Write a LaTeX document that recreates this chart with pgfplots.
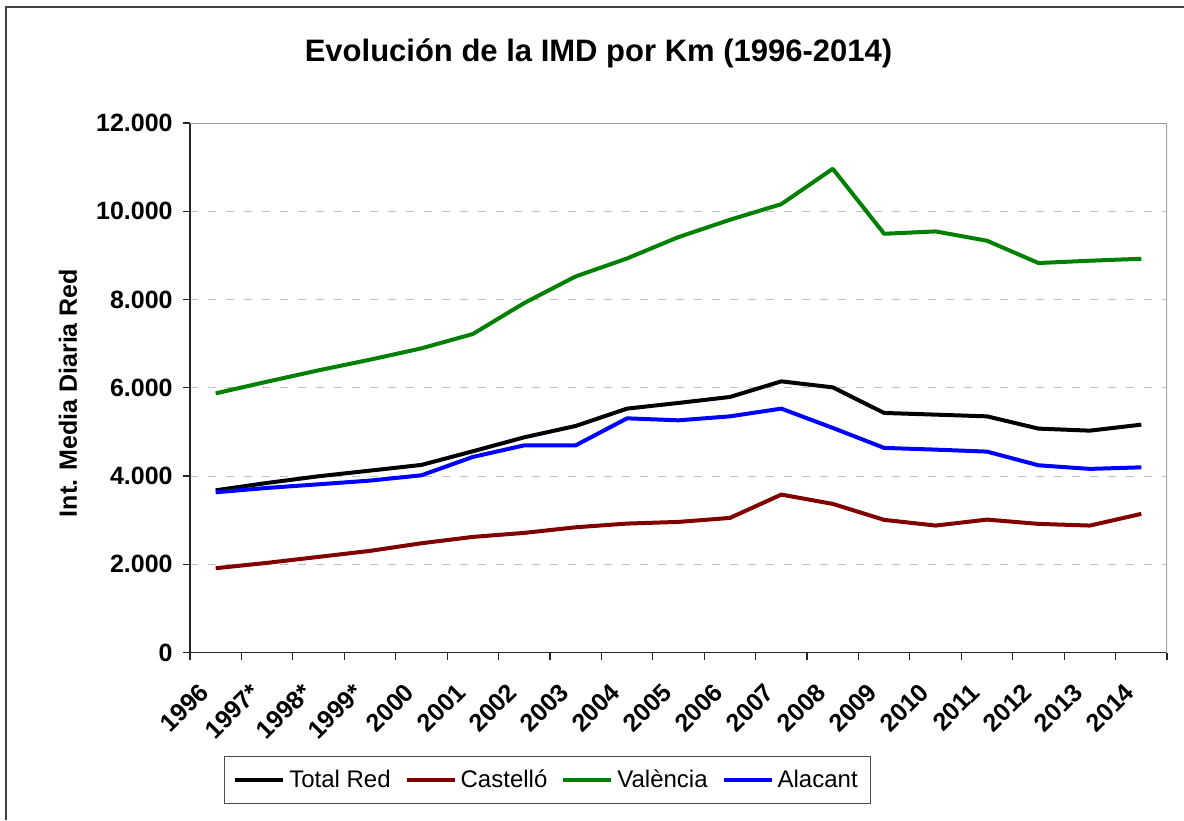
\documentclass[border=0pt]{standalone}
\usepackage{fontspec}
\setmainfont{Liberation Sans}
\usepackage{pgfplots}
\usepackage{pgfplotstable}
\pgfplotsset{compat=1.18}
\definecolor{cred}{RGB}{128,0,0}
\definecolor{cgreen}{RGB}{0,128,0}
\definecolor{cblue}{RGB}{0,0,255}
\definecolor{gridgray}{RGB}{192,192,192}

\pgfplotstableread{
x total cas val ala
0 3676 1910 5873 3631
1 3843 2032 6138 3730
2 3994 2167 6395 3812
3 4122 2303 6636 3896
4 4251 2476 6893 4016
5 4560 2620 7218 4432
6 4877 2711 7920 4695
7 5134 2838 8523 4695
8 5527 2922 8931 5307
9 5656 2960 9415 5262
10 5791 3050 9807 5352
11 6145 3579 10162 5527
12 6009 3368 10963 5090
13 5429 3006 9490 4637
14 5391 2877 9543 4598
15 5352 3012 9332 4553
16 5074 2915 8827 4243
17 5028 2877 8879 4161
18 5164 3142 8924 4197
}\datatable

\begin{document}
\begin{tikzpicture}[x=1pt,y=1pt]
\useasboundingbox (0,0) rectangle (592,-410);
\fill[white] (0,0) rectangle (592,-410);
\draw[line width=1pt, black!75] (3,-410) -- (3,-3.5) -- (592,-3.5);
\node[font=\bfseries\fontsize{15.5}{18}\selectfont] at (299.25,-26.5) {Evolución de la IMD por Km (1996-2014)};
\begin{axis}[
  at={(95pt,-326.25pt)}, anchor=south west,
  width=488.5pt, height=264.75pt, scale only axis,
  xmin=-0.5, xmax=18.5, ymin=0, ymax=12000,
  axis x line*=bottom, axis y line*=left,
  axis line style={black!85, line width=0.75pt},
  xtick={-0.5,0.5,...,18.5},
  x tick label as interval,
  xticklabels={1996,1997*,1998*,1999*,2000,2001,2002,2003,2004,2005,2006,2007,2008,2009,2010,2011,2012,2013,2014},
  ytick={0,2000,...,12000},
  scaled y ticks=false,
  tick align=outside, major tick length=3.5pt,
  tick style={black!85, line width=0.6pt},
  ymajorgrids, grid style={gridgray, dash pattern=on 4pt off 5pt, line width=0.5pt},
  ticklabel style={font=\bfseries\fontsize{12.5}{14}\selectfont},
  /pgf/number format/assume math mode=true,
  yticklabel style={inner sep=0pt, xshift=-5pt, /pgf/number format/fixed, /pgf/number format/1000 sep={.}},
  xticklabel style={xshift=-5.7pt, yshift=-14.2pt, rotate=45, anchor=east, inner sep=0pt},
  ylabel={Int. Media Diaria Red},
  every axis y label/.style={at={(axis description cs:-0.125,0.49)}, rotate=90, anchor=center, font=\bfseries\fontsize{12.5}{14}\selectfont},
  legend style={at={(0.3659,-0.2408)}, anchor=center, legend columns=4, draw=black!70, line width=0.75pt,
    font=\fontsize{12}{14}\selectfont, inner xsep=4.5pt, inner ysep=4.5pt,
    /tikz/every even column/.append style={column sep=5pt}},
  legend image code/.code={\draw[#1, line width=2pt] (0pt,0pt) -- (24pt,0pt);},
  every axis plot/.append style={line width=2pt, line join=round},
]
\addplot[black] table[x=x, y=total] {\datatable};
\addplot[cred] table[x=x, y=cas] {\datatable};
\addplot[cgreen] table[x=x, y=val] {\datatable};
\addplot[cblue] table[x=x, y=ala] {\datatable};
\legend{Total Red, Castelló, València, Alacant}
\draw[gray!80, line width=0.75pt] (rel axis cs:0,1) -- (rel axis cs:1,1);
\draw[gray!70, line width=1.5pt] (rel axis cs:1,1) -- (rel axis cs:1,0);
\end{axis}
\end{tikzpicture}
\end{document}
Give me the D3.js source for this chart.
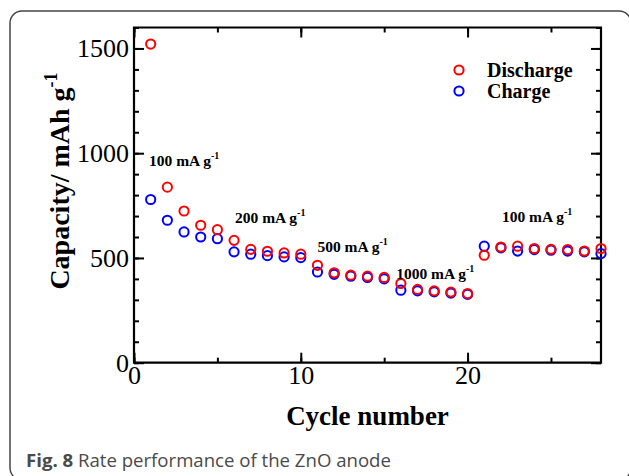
====
> _Task_: Quote every record above exactly, leaving out the pictures.

> _Result_:
Write a LaTeX document that recreates this chart with pgfplots.
\documentclass[border=0pt]{standalone}
\usepackage{fontspec}
\setmainfont{Liberation Sans}
\usepackage{pgfplots}
\usepackage{pgfplotstable}
\pgfplotsset{compat=1.18}
\definecolor{cred}{RGB}{128,0,0}
\definecolor{cgreen}{RGB}{0,128,0}
\definecolor{cblue}{RGB}{0,0,255}
\definecolor{gridgray}{RGB}{192,192,192}

\pgfplotstableread{
x total cas val ala
0 3676 1910 5873 3631
1 3843 2032 6138 3730
2 3994 2167 6395 3812
3 4122 2303 6636 3896
4 4251 2476 6893 4016
5 4560 2620 7218 4432
6 4877 2711 7920 4695
7 5134 2838 8523 4695
8 5527 2922 8931 5307
9 5656 2960 9415 5262
10 5791 3050 9807 5352
11 6145 3579 10162 5527
12 6009 3368 10963 5090
13 5429 3006 9490 4637
14 5391 2877 9543 4598
15 5352 3012 9332 4553
16 5074 2915 8827 4243
17 5028 2877 8879 4161
18 5164 3142 8924 4197
}\datatable

\begin{document}
\begin{tikzpicture}[x=1pt,y=1pt]
\useasboundingbox (0,0) rectangle (592,-410);
\fill[white] (0,0) rectangle (592,-410);
\draw[line width=1pt, black!75] (3,-410) -- (3,-3.5) -- (592,-3.5);
\node[font=\bfseries\fontsize{15.5}{18}\selectfont] at (299.25,-26.5) {Evolución de la IMD por Km (1996-2014)};
\begin{axis}[
  at={(95pt,-326.25pt)}, anchor=south west,
  width=488.5pt, height=264.75pt, scale only axis,
  xmin=-0.5, xmax=18.5, ymin=0, ymax=12000,
  axis x line*=bottom, axis y line*=left,
  axis line style={black!85, line width=0.75pt},
  xtick={-0.5,0.5,...,18.5},
  x tick label as interval,
  xticklabels={1996,1997*,1998*,1999*,2000,2001,2002,2003,2004,2005,2006,2007,2008,2009,2010,2011,2012,2013,2014},
  ytick={0,2000,...,12000},
  scaled y ticks=false,
  tick align=outside, major tick length=3.5pt,
  tick style={black!85, line width=0.6pt},
  ymajorgrids, grid style={gridgray, dash pattern=on 4pt off 5pt, line width=0.5pt},
  ticklabel style={font=\bfseries\fontsize{12.5}{14}\selectfont},
  /pgf/number format/assume math mode=true,
  yticklabel style={inner sep=0pt, xshift=-5pt, /pgf/number format/fixed, /pgf/number format/1000 sep={.}},
  xticklabel style={xshift=-5.7pt, yshift=-14.2pt, rotate=45, anchor=east, inner sep=0pt},
  ylabel={Int. Media Diaria Red},
  every axis y label/.style={at={(axis description cs:-0.125,0.49)}, rotate=90, anchor=center, font=\bfseries\fontsize{12.5}{14}\selectfont},
  legend style={at={(0.3659,-0.2408)}, anchor=center, legend columns=4, draw=black!70, line width=0.75pt,
    font=\fontsize{12}{14}\selectfont, inner xsep=4.5pt, inner ysep=4.5pt,
    /tikz/every even column/.append style={column sep=5pt}},
  legend image code/.code={\draw[#1, line width=2pt] (0pt,0pt) -- (24pt,0pt);},
  every axis plot/.append style={line width=2pt, line join=round},
]
\addplot[black] table[x=x, y=total] {\datatable};
\addplot[cred] table[x=x, y=cas] {\datatable};
\addplot[cgreen] table[x=x, y=val] {\datatable};
\addplot[cblue] table[x=x, y=ala] {\datatable};
\legend{Total Red, Castelló, València, Alacant}
\draw[gray!80, line width=0.75pt] (rel axis cs:0,1) -- (rel axis cs:1,1);
\draw[gray!70, line width=1.5pt] (rel axis cs:1,1) -- (rel axis cs:1,0);
\end{axis}
\end{tikzpicture}
\end{document}
Give me the D3.js source for this chart.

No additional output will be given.